▸ Exercise brief
Leaving out the pictures, retype the lines from the beginning of the listing through the line containing "25-75% and 5-95%)</div>".

▸ Input for this task
....
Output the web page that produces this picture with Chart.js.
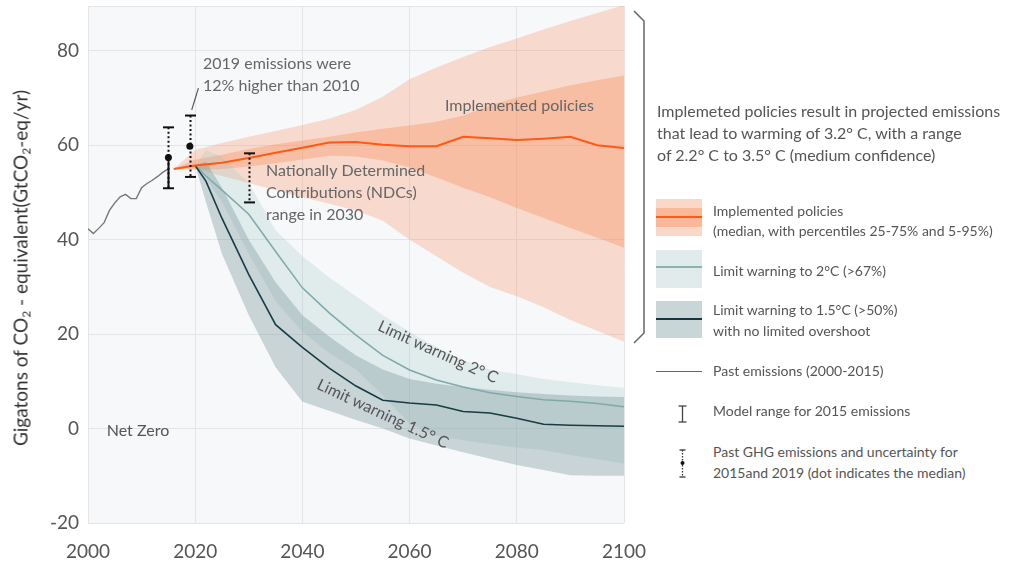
<!DOCTYPE html>
<html>
<head>
<meta charset="utf-8">
<script src="https://cdn.jsdelivr.net/npm/chart.js@4.4.1/dist/chart.umd.min.js"></script>
<style>
html, body { margin: 0; padding: 0; background: #fff; }
#wrap { position: relative; width: 1025px; height: 565px; overflow: hidden; font-family: Lato, "Open Sans", sans-serif; color: #555; }
#chart { position: absolute; left: 0; top: 0; }
.ytitle { position: absolute; left: 21px; top: 268px; transform: translate(-50%, -50%) rotate(-90deg); white-space: nowrap; font-size: 19px; color: #333; }
.ytitle sub { font-size: 12px; vertical-align: -3px; }
.note { position: absolute; left: 657px; top: 100px; font-size: 16px; line-height: 22px; white-space: nowrap; }
.item { position: absolute; left: 713px; font-size: 14px; line-height: 20px; white-space: nowrap; }
.sw { position: absolute; left: 656px; width: 46px; }
#deco { position: absolute; left: 0; top: 0; pointer-events: none; }
</style>
</head>
<body>
<div id="wrap">
  <canvas id="chart" width="660" height="565"></canvas>
  <div class="ytitle">Gigatons of CO<sub>2</sub> - equivalent(GtCO<sub>2</sub>-eq/yr)</div>

  <div class="note">Implemeted policies result in projected emissions<br>that lead to warming of 3.2° C, with a range<br>of 2.2° C to 3.5° C (medium confidence)</div>

  <div class="sw" style="top:199px;height:37px;background:#fad8c8"></div>
  <div class="sw" style="top:208px;height:19px;background:#f9b899"></div>
  <div class="sw" style="top:216px;height:2px;background:#fe5a14"></div>
  <div class="item" style="top:201px">Implemented policies<br>(median, with percentiles 25-75% and 5-95%)</div>

  <div class="sw" style="top:250px;height:38px;background:#e2ebeb"></div>
  <div class="sw" style="top:266px;height:2px;background:#8db3b1"></div>
  <div class="item" style="top:261px">Limit warning to 2°C (&gt;67%)</div>

  <div class="sw" style="top:301px;height:37px;background:#c9d6d8"></div>
  <div class="sw" style="top:318px;height:2px;background:#17363c"></div>
  <div class="item" style="top:299px;line-height:21px">Limit warning to 1.5°C (&gt;50%)<br>with no limited overshoot</div>

  <div class="sw" style="top:371px;height:1px;background:#666"></div>
  <div class="item" style="top:361px">Past emissions (2000-2015)</div>
  <div class="item" style="top:401px">Model range for 2015 emissions</div>
  <div class="item" style="top:441px;line-height:21px">Past GHG emissions and uncertainty for<br>2015and 2019 (dot indicates the median)</div>

  <svg id="deco" width="1025" height="565">
    <polyline points="634,11 644,21 644,333 634,343" fill="none" stroke="#666" stroke-width="1.5"/>
    <line x1="682.5" y1="406" x2="682.5" y2="422" stroke="#444" stroke-width="1.3"/>
    <line x1="678.5" y1="406" x2="686.5" y2="406" stroke="#444" stroke-width="1.3"/>
    <line x1="678.5" y1="422" x2="686.5" y2="422" stroke="#444" stroke-width="1.3"/>
    <line x1="682.5" y1="450" x2="682.5" y2="477" stroke="#333" stroke-width="1.3" stroke-dasharray="1.5,1.5"/>
    <line x1="679.5" y1="450" x2="685.5" y2="450" stroke="#333" stroke-width="1.3"/>
    <line x1="679.5" y1="477" x2="685.5" y2="477" stroke="#333" stroke-width="1.3"/>
    <circle cx="682.5" cy="463" r="2" fill="#111"/>
  </svg>
</div>

<script>
// axis ticks
const X_TICKS = [2000, 2020, 2040, 2060, 2080, 2100];
const Y_TICKS = [-20, 0, 20, 40, 60, 80];

// past emissions 2000-2015
const PAST_YEARS = [2000, 2001, 2002, 2003, 2004, 2005, 2006, 2007, 2008, 2009, 2010, 2011, 2012, 2013, 2014, 2015];
const PAST_EMISSIONS = [42.3, 41.3, 42.4, 43.6, 46.2, 47.8, 49.1, 49.6, 48.7, 48.7, 51.0, 51.9, 52.6, 53.4, 54.3, 55.0];

// implemented policies (median + percentiles)
const POLICY_YEARS = [2016, 2020, 2025, 2030, 2035, 2040, 2045, 2050, 2055, 2060, 2065, 2070, 2075, 2080, 2085, 2090, 2095, 2100];
const POLICY_MEDIAN = [55.0, 55.7, 56.3, 57.3, 58.4, 59.5, 60.6, 60.7, 60.1, 59.8, 59.8, 61.8, 61.5, 61.1, 61.4, 61.8, 60.0, 59.4];
const POLICY_P95 = [55.0, 59.0, 60.5, 61.8, 63.0, 64.3, 65.6, 67.5, 70.3, 74.0, 76.5, 78.7, 80.8, 82.6, 84.5, 86.3, 88.0, 89.7];
const POLICY_P75 = [55.0, 57.0, 58.0, 59.2, 60.2, 61.0, 61.8, 62.7, 63.5, 64.2, 65.0, 66.3, 68.5, 70.1, 71.4, 72.7, 73.8, 74.8];
const POLICY_P25 = [55.0, 54.8, 55.0, 55.5, 56.2, 57.0, 57.8, 57.6, 56.8, 55.3, 53.2, 51.0, 49.0, 46.7, 44.6, 42.5, 40.4, 38.3];
const POLICY_P5 = [55.0, 55.0, 53.5, 52.0, 50.5, 49.0, 47.6, 46.2, 44.0, 40.0, 36.5, 33.0, 30.0, 28.0, 25.7, 23.0, 20.7, 18.4];

// limit warming pathways
const LIMIT_YEARS = [2020, 2022, 2025, 2030, 2035, 2040, 2045, 2050, 2055, 2060, 2065, 2070, 2075, 2080, 2085, 2090, 2095, 2100];
const LIMIT2_MEDIAN = [55.7, 53.5, 50.5, 45.4, 37.5, 29.8, 24.5, 19.8, 15.5, 12.4, 10.3, 8.8, 7.6, 6.8, 6.1, 5.8, 5.3, 4.6];
const LIMIT2_HIGH = [55.7, 59.0, 57.5, 52.0, 42.0, 36.5, 32.0, 28.0, 24.0, 20.5, 17.2, 14.5, 12.5, 11.5, 10.5, 9.8, 9.2, 8.6];
const LIMIT2_LOW = [55.7, 53.0, 48.0, 37.0, 27.0, 20.5, 16.0, 12.5, 7.0, 1.0, -1.5, -2.5, -3.3, -4.0, -4.6, -5.6, -6.5, -7.4];
const LIMIT15_MEDIAN = [55.7, 52.4, 44.5, 32.6, 22.0, 17.2, 12.8, 9.0, 6.0, 5.4, 5.0, 3.6, 3.3, 2.2, 0.9, 0.7, 0.6, 0.5];
const LIMIT15_HIGH = [55.7, 56.5, 51.0, 40.0, 31.0, 24.0, 19.5, 15.5, 12.5, 10.5, 9.5, 8.8, 8.2, 7.7, 7.3, 7.0, 6.8, 6.7];
const LIMIT15_LOW = [55.7, 48.0, 37.0, 24.0, 13.0, 5.7, 3.8, 1.8, 0.0, -2.1, -3.6, -5.0, -6.4, -7.7, -8.8, -9.9, -10.0, -10.0];

// uncertainty bars (2015, 2019 past GHG, 2030 NDC range)
const UNC_YEARS = [2015, 2019, 2030];
const UNC_LOW = [50.9, 53.3, 47.9];
const UNC_HIGH = [63.8, 66.3, 58.3];
const UNC_MEDIAN_YEARS = [2015, 2019];
const UNC_MEDIAN = [57.4, 59.8];
const MODEL_YEARS = [2015];
const MODEL_LOW = [50.9];
const MODEL_HIGH = [57.4];

const pts = (xs, ys) => xs.map((x, i) => ({ x, y: ys[i] }));

const ORANGE_LIGHT = 'rgba(250,140,90,0.28)';
const ORANGE_DARK = 'rgba(250,140,90,0.36)';
const TEAL_2 = 'rgba(160,196,196,0.25)';
const TEAL_15 = 'rgba(110,140,145,0.33)';

function band(data, fill, bg, order) {
    return { data, fill, backgroundColor: bg, borderWidth: 0, pointRadius: 0, order };
}

const plotBg = {
    id: 'plotBg',
    beforeDraw(chart) {
        const { ctx, chartArea: a } = chart;
        ctx.save();
        ctx.fillStyle = '#f6f8fa';
        ctx.fillRect(a.left, a.top, a.right - a.left, a.bottom - a.top);
        ctx.strokeStyle = '#e3e5e7';
        ctx.lineWidth = 1;
        ctx.beginPath();
        ctx.moveTo(a.left, a.top + 0.5);
        ctx.lineTo(a.right, a.top + 0.5);
        ctx.stroke();
        ctx.restore();
    }
};

const overlays = {
    id: 'overlays',
    afterDatasetsDraw(chart) {
        const { ctx } = chart;
        const x = chart.scales.x, y = chart.scales.y;
        const px = v => x.getPixelForValue(v), py = v => y.getPixelForValue(v);
        ctx.save();
        ctx.strokeStyle = '#111';
        ctx.lineWidth = 2;
        // dotted uncertainty bars
        UNC_YEARS.forEach((yr, i) => {
            const cx = Math.round(px(yr)) + 0.5;
            ctx.setLineDash([2, 2.5]);
            ctx.beginPath();
            ctx.moveTo(cx, py(UNC_HIGH[i]));
            ctx.lineTo(cx, py(UNC_LOW[i]));
            ctx.stroke();
            ctx.setLineDash([]);
            [UNC_HIGH[i], UNC_LOW[i]].forEach(v => {
                ctx.beginPath();
                ctx.moveTo(cx - 5.5, py(v));
                ctx.lineTo(cx + 5.5, py(v));
                ctx.stroke();
            });
        });
        // solid model range
        MODEL_YEARS.forEach((yr, i) => {
            const cx = Math.round(px(yr)) + 0.5;
            ctx.beginPath();
            ctx.moveTo(cx, py(MODEL_HIGH[i]));
            ctx.lineTo(cx, py(MODEL_LOW[i]));
            ctx.stroke();
        });
        // leader line for the 2019 note
        ctx.strokeStyle = '#555';
        ctx.lineWidth = 1.2;
        ctx.beginPath();
        ctx.moveTo(px(2019.35), py(67.5));
        ctx.lineTo(px(2020.6), py(72.1));
        ctx.stroke();

        // text notes
        ctx.fillStyle = '#666';
        ctx.font = '16px Lato';
        ctx.textAlign = 'left';
        ctx.textBaseline = 'middle';
        ctx.fillText('2019 emissions were', px(2021.45), py(77.2));
        ctx.fillText('12% higher than 2010', px(2021.45), py(72.6));
        ctx.fillText('Nationally Determined', px(2033.2), py(54.6));
        ctx.fillText('Contributions (NDCs)', px(2033.2), py(49.9));
        ctx.fillText('range in 2030', px(2033.2), py(45.3));
        ctx.fillText('Implemented policies', px(2066.6), py(68.3));
        ctx.fillStyle = '#555';
        ctx.fillText('Net Zero', px(2003.5), py(-0.4));

        ctx.textAlign = 'center';
        ctx.fillStyle = '#555';
        ctx.save();
        ctx.translate(px(2065.3), py(16.2));
        ctx.rotate(24.3 * Math.PI / 180);
        ctx.fillText('Limit warning 2° C', 0, 0);
        ctx.restore();
        ctx.save();
        ctx.translate(px(2055.0), py(3.1));
        ctx.rotate(25 * Math.PI / 180);
        ctx.fillText('Limit warning 1.5° C', 0, 0);
        ctx.restore();
        ctx.restore();
    }
};

Chart.defaults.font.family = 'Lato';

new Chart(document.getElementById('chart'), {
    type: 'line',
    data: {
        datasets: [
            band(pts(POLICY_YEARS, POLICY_P95), '+1', ORANGE_LIGHT, 10),
            band(pts(POLICY_YEARS, POLICY_P5), false, ORANGE_LIGHT, 10),
            band(pts(POLICY_YEARS, POLICY_P75), '+1', ORANGE_DARK, 9),
            band(pts(POLICY_YEARS, POLICY_P25), false, ORANGE_DARK, 9),
            band(pts(LIMIT_YEARS, LIMIT2_HIGH), '+1', TEAL_2, 8),
            band(pts(LIMIT_YEARS, LIMIT2_LOW), false, TEAL_2, 8),
            band(pts(LIMIT_YEARS, LIMIT15_HIGH), '+1', TEAL_15, 7),
            band(pts(LIMIT_YEARS, LIMIT15_LOW), false, TEAL_15, 7),
            { data: pts(PAST_YEARS, PAST_EMISSIONS), borderColor: '#777', borderWidth: 1.4, pointRadius: 0, fill: false, order: 6 },
            { data: pts(LIMIT_YEARS, LIMIT2_MEDIAN), borderColor: '#7fa9a8', borderWidth: 1.5, pointRadius: 0, fill: false, order: 5 },
            { data: pts(LIMIT_YEARS, LIMIT15_MEDIAN), borderColor: '#163c44', borderWidth: 1.6, pointRadius: 0, fill: false, order: 4 },
            { data: pts(POLICY_YEARS, POLICY_MEDIAN), borderColor: '#fe5a14', borderWidth: 2, pointRadius: 0, fill: false, order: 3 },
            { data: pts(UNC_MEDIAN_YEARS, UNC_MEDIAN), showLine: false, pointRadius: 3.5, pointBackgroundColor: '#111', pointBorderWidth: 0, order: 1 }
        ]
    },
    options: {
        responsive: false,
        devicePixelRatio: 1,
        animation: false,
        layout: { padding: { top: 6, left: 0, right: 36, bottom: 0 } },
        plugins: { legend: { display: false }, tooltip: { enabled: false } },
        elements: { line: { tension: 0 } },
        scales: {
            x: {
                type: 'linear', min: 2000, max: 2100,
                ticks: { color: '#555', font: { size: 19 }, padding: 17, includeBounds: false, callback: v => String(v) },
                grid: { color: '#e3e5e7', drawTicks: false },
                border: { display: false },
                afterBuildTicks: s => { s.ticks = X_TICKS.map(v => ({ value: v })); },
                afterFit: s => { s.height = 42; s.paddingLeft = 0; s.paddingRight = 0; }
            },
            y: {
                type: 'linear', min: -20, max: 89.5,
                ticks: { color: '#555', font: { size: 19 }, padding: 9, includeBounds: false },
                grid: { color: '#e3e5e7', drawTicks: false },
                border: { display: false },
                afterBuildTicks: s => { s.ticks = Y_TICKS.map(v => ({ value: v })); },
                afterFit: s => { s.width = 88; s.paddingTop = 0; s.paddingBottom = 0; }
            }
        }
    },
    plugins: [plotBg, overlays]
});
</script>
</body>
</html>
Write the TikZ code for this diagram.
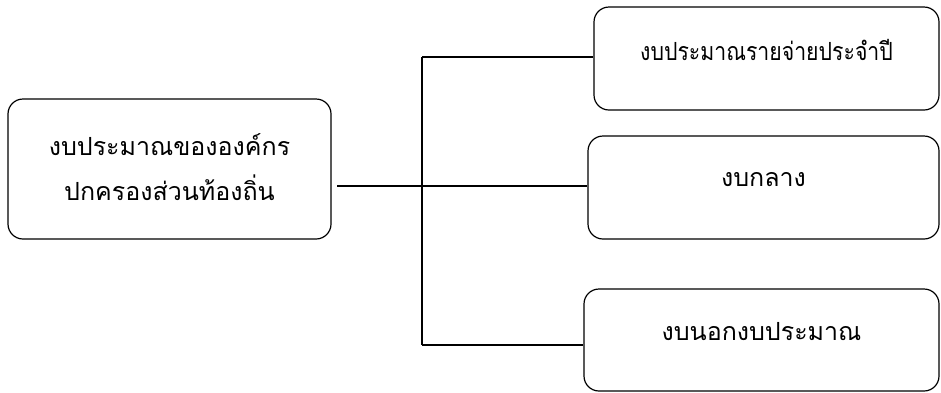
\documentclass[tikz,border=0pt]{standalone}
\usepackage{fontspec}
\newfontfamily\thaifont[Script=Thai]{Loma}
\newfontfamily\thaicond[Script=Thai,FakeStretch=0.85]{Loma}
\tikzset{
  box/.style={draw, line width=1.2pt, rounded corners=15pt, inner sep=0pt, align=center, font=\thaifont\fontsize{25}{45}\selectfont},
  condbox/.style={box, font=\thaicond\fontsize{25}{45}\selectfont},
  link/.style={draw, line width=1.2pt},
}
\begin{document}
\begin{tikzpicture}[x=1pt,y=-1pt]
\useasboundingbox (0,0) rectangle (941,392);
\node[box, minimum width=323pt, minimum height=140pt, text depth=4pt] (root) at (169.5,169) {งบประมาณขององค์กร\\ปกครองส่วนท้องถิ่น};
\node[condbox, minimum width=345pt, minimum height=103pt, text depth=17pt] (top) at (766.5,58.5) {งบประมาณรายจ่ายประจำปี};
\node[box, minimum width=351pt, minimum height=103pt, text depth=17pt] (mid) at (763.5,187.5) {งบกลาง};
\node[box, minimum width=355pt, minimum height=102pt, text depth=17pt] (bot) at (761.5,340) {งบนอกงบประมาณ};
\coordinate (s) at (337,186);
\coordinate (jt) at (422,57);
\coordinate (jb) at (422,345);
\draw[link] (s) -- (s -| mid.west);
\draw[link] (jt) -- (jb);
\draw[link] (jt) -- (jt -| top.west);
\draw[link] (jb) -- (jb -| bot.west);
\end{tikzpicture}
\end{document}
....
▸ Written solution
Output the web page that produces this picture with Chart.js.
<!DOCTYPE html>
<html>
<head>
<meta charset="utf-8">
<script src="https://cdn.jsdelivr.net/npm/chart.js@4.4.1/dist/chart.umd.min.js"></script>
<style>
html, body { margin: 0; padding: 0; background: #fff; }
#wrap { position: relative; width: 1025px; height: 565px; overflow: hidden; font-family: Lato, "Open Sans", sans-serif; color: #555; }
#chart { position: absolute; left: 0; top: 0; }
.ytitle { position: absolute; left: 21px; top: 268px; transform: translate(-50%, -50%) rotate(-90deg); white-space: nowrap; font-size: 19px; color: #333; }
.ytitle sub { font-size: 12px; vertical-align: -3px; }
.note { position: absolute; left: 657px; top: 100px; font-size: 16px; line-height: 22px; white-space: nowrap; }
.item { position: absolute; left: 713px; font-size: 14px; line-height: 20px; white-space: nowrap; }
.sw { position: absolute; left: 656px; width: 46px; }
#deco { position: absolute; left: 0; top: 0; pointer-events: none; }
</style>
</head>
<body>
<div id="wrap">
  <canvas id="chart" width="660" height="565"></canvas>
  <div class="ytitle">Gigatons of CO<sub>2</sub> - equivalent(GtCO<sub>2</sub>-eq/yr)</div>

  <div class="note">Implemeted policies result in projected emissions<br>that lead to warming of 3.2° C, with a range<br>of 2.2° C to 3.5° C (medium confidence)</div>

  <div class="sw" style="top:199px;height:37px;background:#fad8c8"></div>
  <div class="sw" style="top:208px;height:19px;background:#f9b899"></div>
  <div class="sw" style="top:216px;height:2px;background:#fe5a14"></div>
  <div class="item" style="top:201px">Implemented policies<br>(median, with percentiles 25-75% and 5-95%)</div>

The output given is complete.